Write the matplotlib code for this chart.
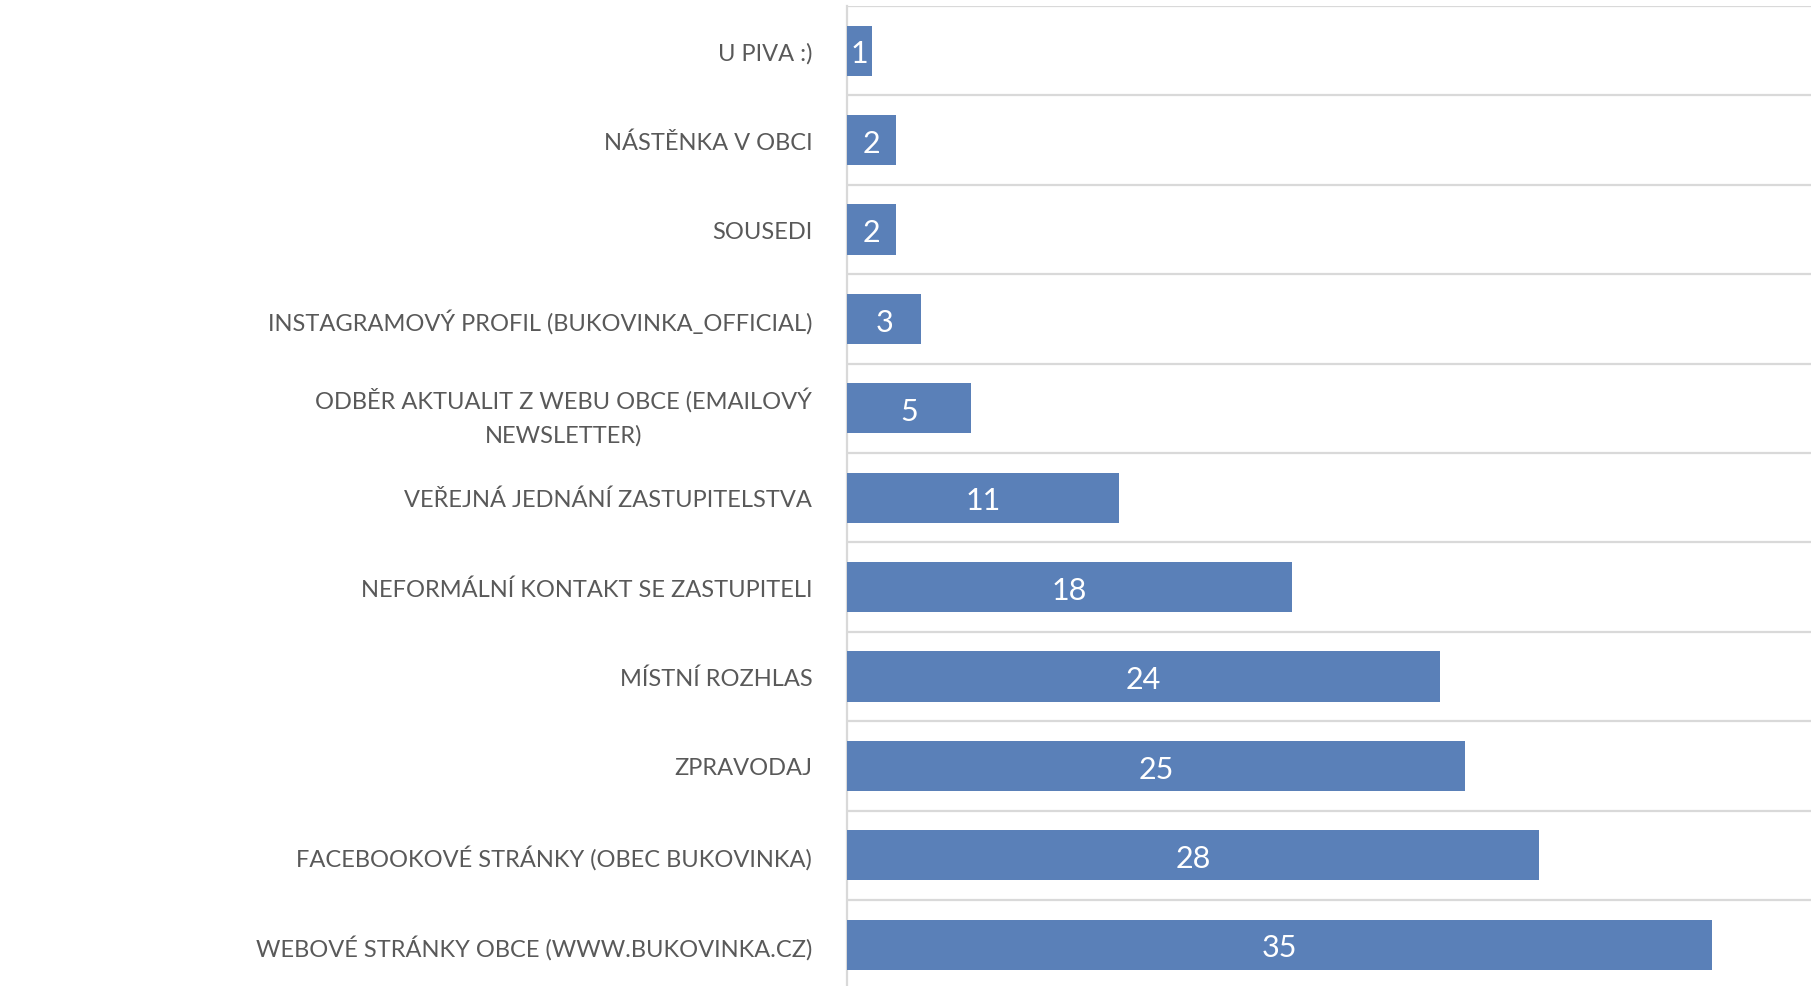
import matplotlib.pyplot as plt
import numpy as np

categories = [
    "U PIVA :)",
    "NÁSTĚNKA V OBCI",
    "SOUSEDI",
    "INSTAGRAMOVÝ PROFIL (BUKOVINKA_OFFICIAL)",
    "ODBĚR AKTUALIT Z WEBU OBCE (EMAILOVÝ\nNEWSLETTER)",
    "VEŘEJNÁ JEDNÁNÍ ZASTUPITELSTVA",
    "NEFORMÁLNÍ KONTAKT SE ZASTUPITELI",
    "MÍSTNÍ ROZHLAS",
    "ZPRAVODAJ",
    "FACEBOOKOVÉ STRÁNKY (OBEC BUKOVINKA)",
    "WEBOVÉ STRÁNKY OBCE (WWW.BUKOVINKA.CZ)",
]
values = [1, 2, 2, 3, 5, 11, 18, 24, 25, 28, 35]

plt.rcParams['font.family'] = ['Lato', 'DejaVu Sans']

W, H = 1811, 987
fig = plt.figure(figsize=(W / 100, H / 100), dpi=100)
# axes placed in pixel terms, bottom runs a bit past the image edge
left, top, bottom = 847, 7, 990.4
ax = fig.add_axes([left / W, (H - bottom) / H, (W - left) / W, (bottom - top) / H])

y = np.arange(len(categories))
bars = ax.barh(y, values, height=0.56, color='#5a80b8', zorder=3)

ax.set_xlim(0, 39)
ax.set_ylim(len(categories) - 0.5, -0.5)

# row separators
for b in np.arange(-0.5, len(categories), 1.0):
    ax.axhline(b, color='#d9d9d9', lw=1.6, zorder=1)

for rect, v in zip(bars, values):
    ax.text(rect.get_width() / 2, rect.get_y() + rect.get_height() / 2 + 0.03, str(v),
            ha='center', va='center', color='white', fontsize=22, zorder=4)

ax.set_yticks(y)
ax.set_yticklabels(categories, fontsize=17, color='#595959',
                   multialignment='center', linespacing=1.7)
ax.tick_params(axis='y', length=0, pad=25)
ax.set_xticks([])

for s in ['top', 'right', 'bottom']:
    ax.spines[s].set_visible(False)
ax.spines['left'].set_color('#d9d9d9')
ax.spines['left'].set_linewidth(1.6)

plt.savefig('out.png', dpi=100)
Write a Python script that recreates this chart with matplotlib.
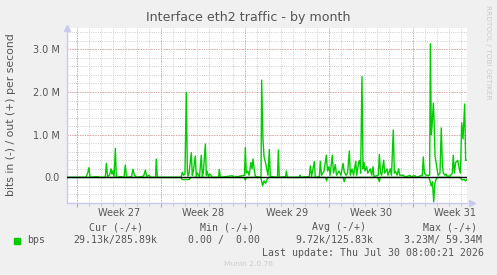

- _Job_
Set down the records above word for word, from the first line through the line containing "import numpy as np", both included; leave out the pictures.

- _Correct answer_
Write the matplotlib code for this chart.
import matplotlib.pyplot as plt
import numpy as np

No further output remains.